Cuando hablamos de lo que nos mueve como seres humanos, es el músculo. En el nivel más básico, el músculo es lo que impulsa y anima nuestra existencia.

Movemos nuestros cuerpos por el mundo, y nuestras mentes nos siguen. El artista Paul Klee describió el arte visual como un registro del movimiento de principio a fin: “Un dibujo es simplemente una línea dando un paseo”. El dibujo de una bailarina, por ejemplo, lo hace una mano errante, que fija el movimiento de la bailarina, y la obra acabada la aprecia después el ojo del espectador, que siempre la sigue (con la ayuda de los músculos extraoculares).

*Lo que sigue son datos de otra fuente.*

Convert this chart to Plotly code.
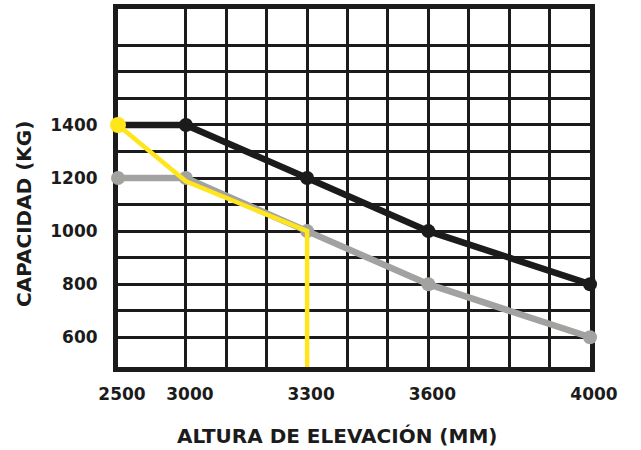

La idea de que una salud física robusta permite la fortaleza en otros ámbitos de tu vida se remonta a los antiguos: Séneca y otros filósofos estoicos escribieron sobre la interconexión de un cuerpo y una mente sanos. El trabajo físico de desarrollar los músculos puede darte una sensación de florecimiento y de autonomía. Hoy, la misma idea impulsa la literatura científica que respalda el levantamiento de pesas como intervención eficaz contra el estrés postraumático. En una época en la que la tecnología virtual y la sociedad conspiran para separar la mente del cuerpo y aislarnos de los demás, el simple hecho de movernos juntos en el mismo espacio puede recordarnos nuestra humanidad compartida, lo que al psicólogo Dacher Keltner, basándose en Émile Durkheim, le gusta llamar “efervescencia colectiva”. Como humanos, estamos hechos para movernos; como criaturas sociales, significa algo movernos juntos.

“Marca músculo”. A todos nos han pedido alguna vez que marquemos un músculo, para demostrar toda una serie de cosas, tangibles e intangibles: fuerza, flexibilidad, resistencia. Muéstrame que estás en buena forma. Muéstrame que eres una persona de acción. Un carácter basado en algo que puedas sentir. Es una forma de afirmar la presencia. De decir: estoy aquí, consciente, corpóreo, vivo.

Quiero vivir según esta filosofía del músculo. La forma física no garantiza nada, por supuesto. El ejercicio no es una panacea contra la muerte. El padre de mi padre murió de un ataque al corazón a los 64 años. Después de aquello, la disciplina de ejercicio se clarificó de repente como una base diaria, de una manera que no estaba orientada al futuro sino al presente. Observándolo, aprendí la importancia del ejercicio como práctica, no de llegar a ser, sino de ser.